Diplomacy is defined as skill in managing negotiations, handling people, etc., so that there is little or no ill will; tact. This is the thesis of my contribution to the famous book series “for dummies,” though I never thought this one would be so vital.
Congress failed this week to block the effectiveness of the recent nuclear agreement between the United States, United Kingdom, France, Germany, China, and Russia with Iran. The real failure of Congress though is not that it was unable to block what has been sold to the public all summer as Obama’s Iran deal. The real failure is that the Congress, and others, have undermined American diplomacy by behaving as if our executive branch is not empowered to engage in diplomacy abroad.
Too many of our elected officials seem to be infected with some sort of rare virus that makes it difficult for them to understand to what they were specifically elected. Let’s review, shall we?
The President, including our current one, is elected as the head of state, and the head of the executive branch of government. Presidents, according to the Congressional Research Service, have reached nearly 20,000 international executive agreements since 1789. Just over 1,000 of them have been ratified by Congress. Presidents are in charge of diplomacy for us, not Congress. Like it or not.
Lately for those who don’t like it, it has become fashionable to engage in a trend of pretending that our head of state isn’t exactly that. Should Congress be empowered to negotiate with foreign governments? Should individual states, through their Governors alone, be able to decide whether they will honor deals agreed to by a President and a foreign country?
In my draft version of “Diplomacy for Dummies,” our government will not send Congress, and it’s 535 negotiators, to negotiate any deals, with any foreign governments. Ever. I thought about scenarios when sending the 50 governors might work, since that was a more manageable and incredibly more popular bunch. But then I imagined them debating the dinner menu or the bus route to the summit and realized they would likely starve and be lost before they got their chance to close any deal. So they were cut from the negotiator list as well.
In Chapter One of this book, when dealing with foreign entities, only one negotiator is allowed to speak for us. So do your best Mr. or Ms. President. There won’t be anyone logically able to handle this task for us. Or so I thought.
So, when I woke up on Friday morning and opened up the Indy Star on my iPad and came across “Iran’s Deal is Bad for U.S.,” a column written by Rep. Todd Young, I read every word. Congressman Young is a riser in Indiana Republican political circles and is one of three candidates seeking the GOP nomination for the open U.S. Senate seat next year. He has a military background, a solid reputation, and is considered to be a front runner in that statewide race. So I read the column with a bit of optimism, hopeful that he would give a perspective that was unique and refreshing. I was disappointed.
He acknowledged the expected congressional failure to block the deal and suggested what appears to be his version of leadership in the face of losing this partisan battle. And here it is:
“I’m taking the early lead on an effort I’ve likened to a ‘scarlet letter’ proposal. I want to make sure Americans are duly informed when they interact, whether through investments or business interactions, with entities that have assets tied to Iran.”

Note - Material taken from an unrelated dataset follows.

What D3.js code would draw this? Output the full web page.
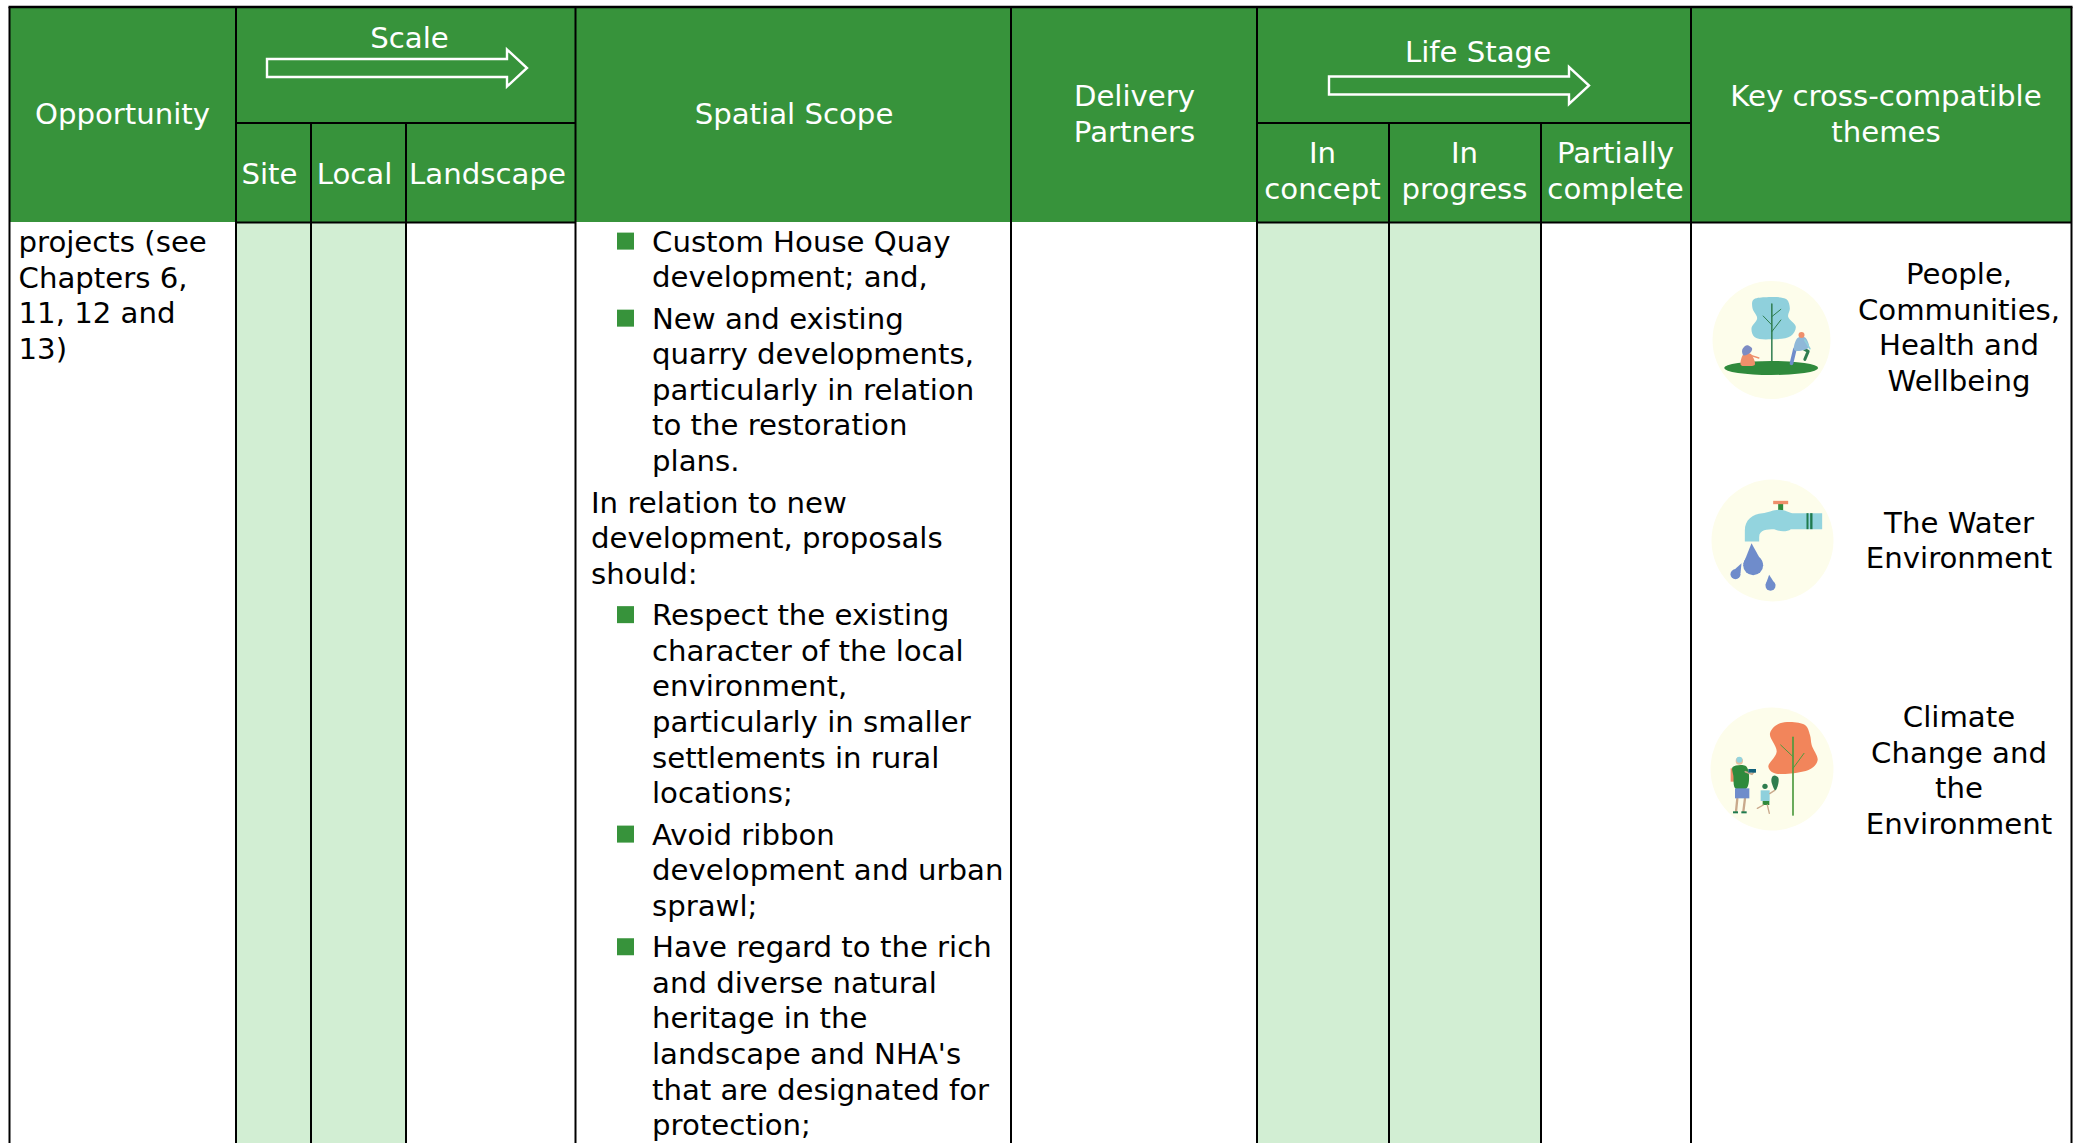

Presumably the goal of this effort is to encourage the American business community to voluntarily continue economic sanctions against Iran after and during the deal’s effectiveness. Hmmm. That sounds like something else I read this week.
Governor Mike Pence wrote a letter to Indiana’s congressional delegation on Tuesday informing them that he has led 14 other governors in a letter to President Obama expressing their opposition to the Iran nuclear deal. He went on to commit to continue state level economic sanctions against Iran and to work with the Indiana General Assembly to possibly bolster those sanctions.
So here is the worst thing about the nuclear deal that is set take effect on September 17: members of Congress are now looking to find ways to get the private sector to impose their own sanctions on Iran, and at least 15 state governments are announcing their plan to ignore the deal altogether in their “official” capacity.
Is the deal signed by the P5+1 coalition so bad that Americans should undermine their own credibility in such a blatant way? Of course not. But this exercise in partisan politics is a dangerous trend that cooler heads need to help end.
In “Diplomacy for Dummies,” all negotiations have a beginning and an end. At the beginning, there is an impasse to which both sides of a dispute seek a solution. By entering into negotiations, it is presumed that concessions will be made by both parties. If or when a settlement is reached, that negotiation has reached the end. Even for America.
Disagreeing with the outcome of a negotiation doesn’t nullify it. And it is important to accept that not liking it also doesn’t make it a failure. The current failure is too many elected officials think they are the President or the negotiator, and who clearly are not.
I couldn’t care less what the Governor of Arkansas thinks of this deal. Just like I’m betting no Californian cares what Rep. Young (R-Indiana) thinks. But President Obama works for both of us. And this was part of the job he was hired to do for us.
I negotiate plenty in my professional life. It isn’t always easy. If it were, everyone would do it. But when it becomes impossible, people quit listening to each other. With stakes as high as nuclear war, nothing could be more dangerous. The way opponents of the Iran deal have behaved over the past few months has convinced me that I need to finish my book. And fast.